RECORD EXTRACTS -

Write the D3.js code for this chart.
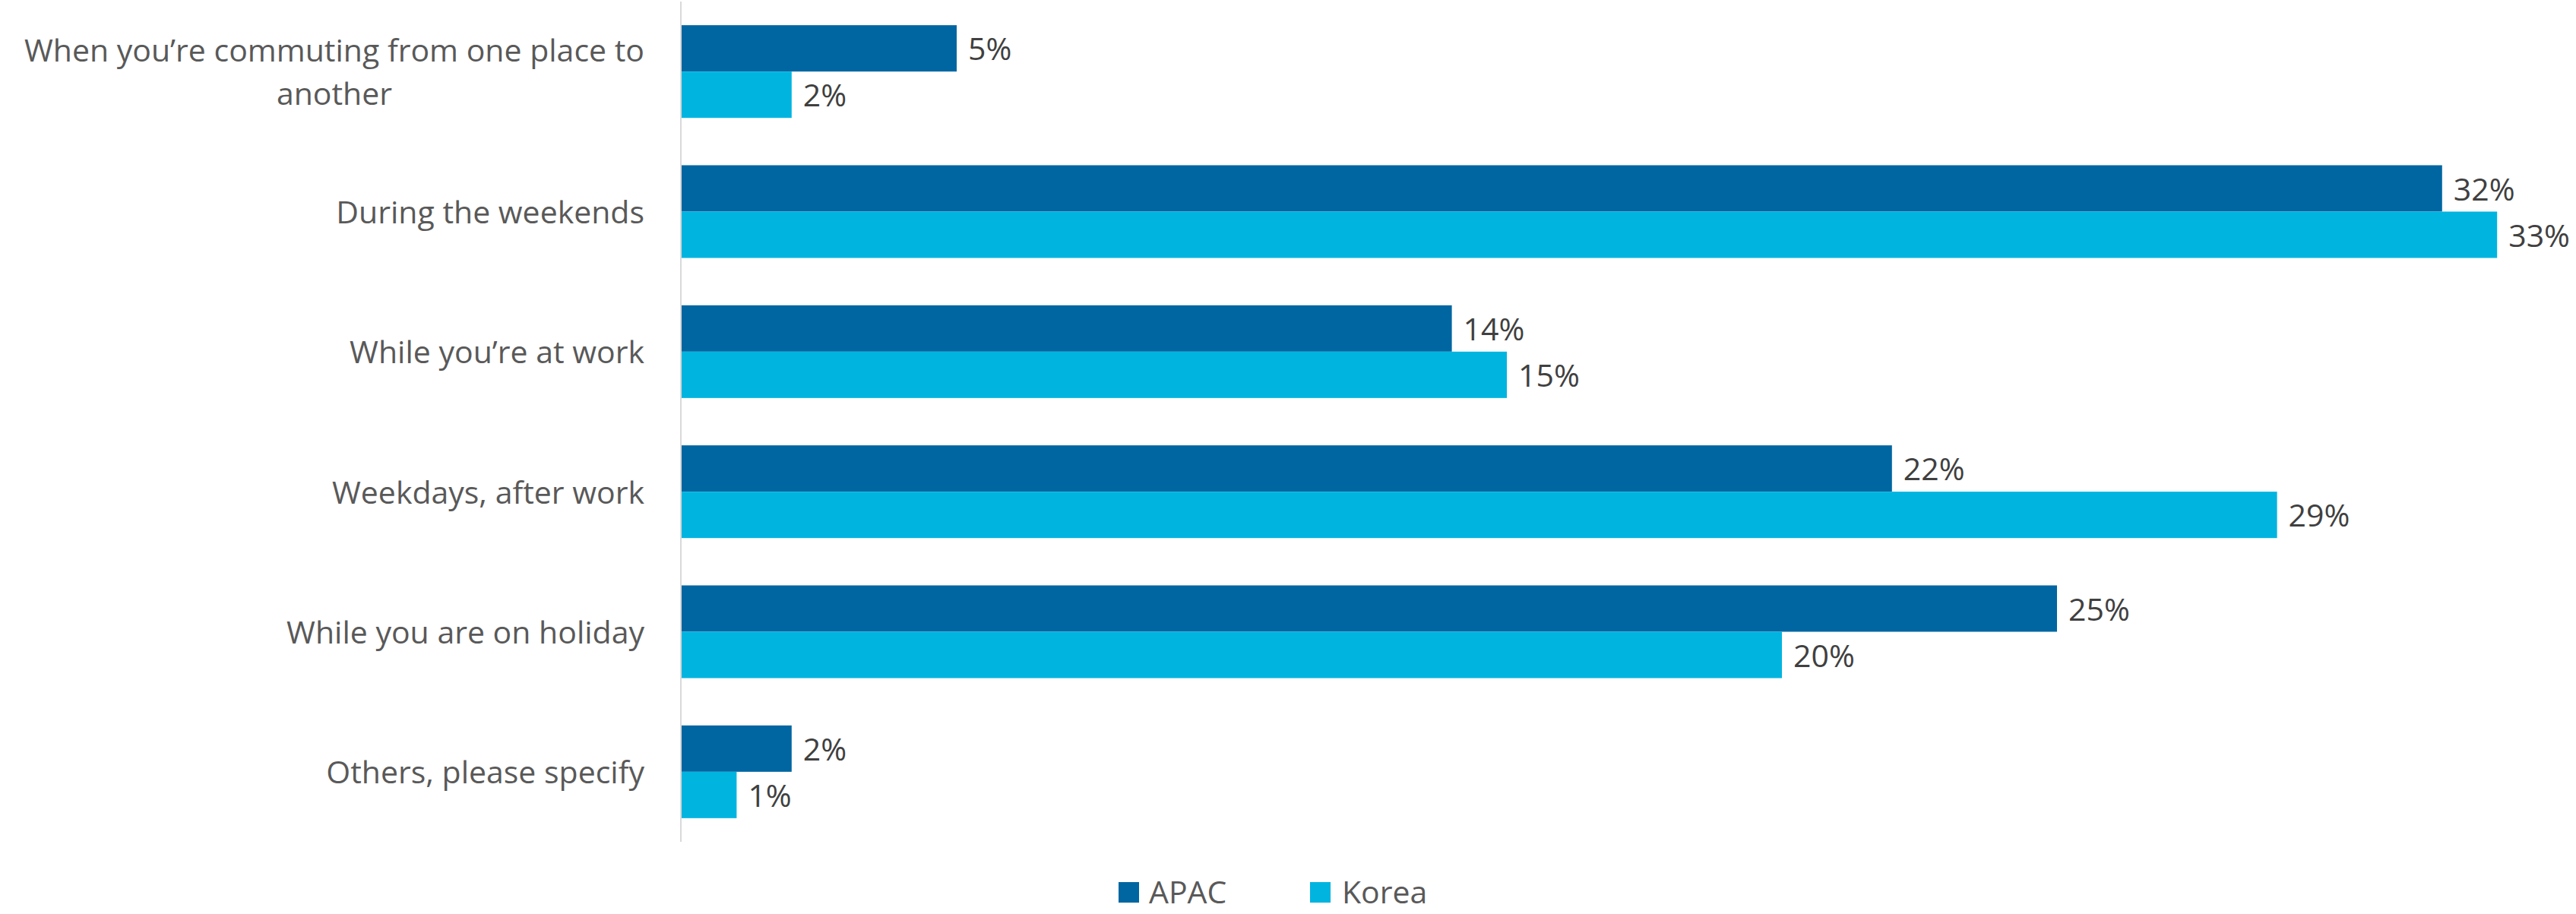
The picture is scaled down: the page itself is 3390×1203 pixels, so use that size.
<!DOCTYPE html>
<html>
<head>
<meta charset="utf-8">
<script src="https://cdn.jsdelivr.net/npm/d3@7"></script>
<style>
  html, body { margin: 0; padding: 0; background: #ffffff; }
  svg { display: block; }
  text { font-family: "Open Sans", sans-serif; }
</style>
</head>
<body>
<svg id="chart" width="3390" height="1203"></svg>
<script>
// Categories (each entry is a list of label lines)
const categories = [
  "When you’re commuting from one place to another",
  "During the weekends",
  "While you’re at work",
  "Weekdays, after work",
  "While you are on holiday",
  "Others, please specify"
];
const categoryLines = [
  ["When you’re commuting from one place to", "another"],
  ["During the weekends"],
  ["While you’re at work"],
  ["Weekdays, after work"],
  ["While you are on holiday"],
  ["Others, please specify"]
];
const seriesNames = ["APAC", "Korea"];
const apacValues  = [5, 32, 14, 22, 25, 2];
const koreaValues = [2, 33, 15, 29, 20, 1];
const seriesColors = ["#0066A1", "#00B4E0"];

const svg = d3.select("#chart");

const plotLeft = 897, plotTop = 2, plotBottom = 1108;

const x = d3.scaleLinear().domain([0, 34]).range([plotLeft, plotLeft + 34 * 72.4]);
const y = d3.scaleBand().domain(categories).range([plotTop, plotBottom])
  .paddingInner(0.338).paddingOuter(0.169);
const ySub = d3.scaleBand().domain(seriesNames).range([0, y.bandwidth()]);
const color = d3.scaleOrdinal().domain(seriesNames).range(seriesColors);

const rows = categories.map((c, i) => ({
  category: c,
  lines: categoryLines[i],
  values: [
    { series: "APAC", value: apacValues[i] },
    { series: "Korea", value: koreaValues[i] }
  ]
}));

// Bars
const groups = svg.append("g").selectAll("g")
  .data(rows).join("g")
  .attr("transform", d => `translate(0,${y(d.category)})`);

groups.selectAll("rect")
  .data(d => d.values).join("rect")
  .attr("x", x(0))
  .attr("y", d => ySub(d.series))
  .attr("width", d => x(d.value) - x(0))
  .attr("height", ySub.bandwidth())
  .attr("fill", d => color(d.series));

// Value labels
groups.selectAll("text.val")
  .data(d => d.values).join("text")
  .attr("class", "val")
  .attr("x", d => x(d.value) + 15)
  .attr("y", d => ySub(d.series) + ySub.bandwidth() / 2 + 1)
  .attr("dy", "0.357em")
  .attr("font-size", 41)
  .attr("fill", "#404040")
  .text(d => d.value + "%");

// Vertical category axis line
svg.append("line")
  .attr("x1", plotLeft - 1).attr("x2", plotLeft - 1)
  .attr("y1", plotTop).attr("y2", plotBottom)
  .attr("stroke", "#d9d9d9").attr("stroke-width", 2);

// Category labels (multi-line labels are centred on their widest line)
const labelRight = 848, lineHeight = 57;
const catLabels = svg.append("g").selectAll("text")
  .data(rows).join("text")
  .attr("font-size", 41)
  .attr("fill", "#595959");

catLabels.each(function(d) {
  const t = d3.select(this);
  const cy = y(d.category) + y.bandwidth() / 2 + 1;
  const n = d.lines.length;
  const tspans = t.selectAll("tspan").data(d.lines).join("tspan")
    .attr("y", (l, i) => cy + (i - (n - 1) / 2) * lineHeight)
    .attr("dy", "0.357em")
    .text(l => l);
  if (n === 1) {
    t.attr("text-anchor", "end");
    tspans.attr("x", labelRight);
  } else {
    let maxW = 0;
    tspans.each(function() { maxW = Math.max(maxW, this.getComputedTextLength()); });
    t.attr("text-anchor", "middle");
    tspans.attr("x", labelRight - maxW / 2);
  }
});

// Legend
const legendItems = [
  { name: "APAC", sx: 1472, tx: 1512 },
  { name: "Korea", sx: 1724, tx: 1766 }
];
const legendTop = 1161;
const legend = svg.append("g").selectAll("g")
  .data(legendItems).join("g");
legend.append("rect")
  .attr("x", d => d.sx).attr("y", legendTop)
  .attr("width", 27).attr("height", 27)
  .attr("fill", d => color(d.name));
legend.append("text")
  .attr("x", d => d.tx).attr("y", legendTop + 13.5)
  .attr("dy", "0.357em")
  .attr("font-size", 41)
  .attr("fill", "#595959")
  .text(d => d.name);
</script>
</body>
</html>
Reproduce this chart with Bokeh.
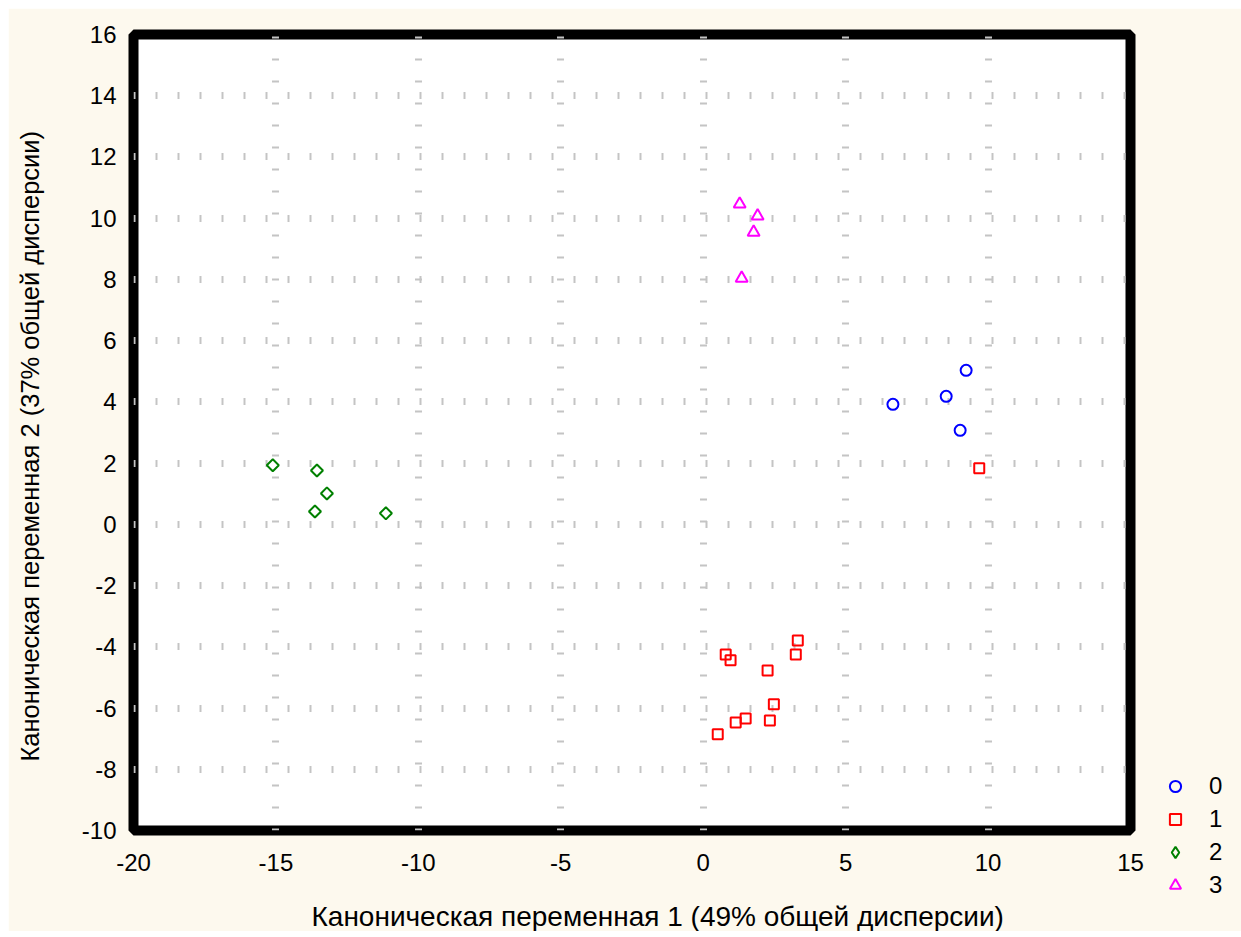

PROBLEM REQUIREMENTS - From the entries above, return each line with the word "this" in it.

WRITTEN SOLUTION -
Write the D3.js code for this chart.
  const t = d3.select(this);
    tspans.each(function() { maxW = Math.max(maxW, this.getComputedTextLength()); });
Reproduce this chart with Bokeh.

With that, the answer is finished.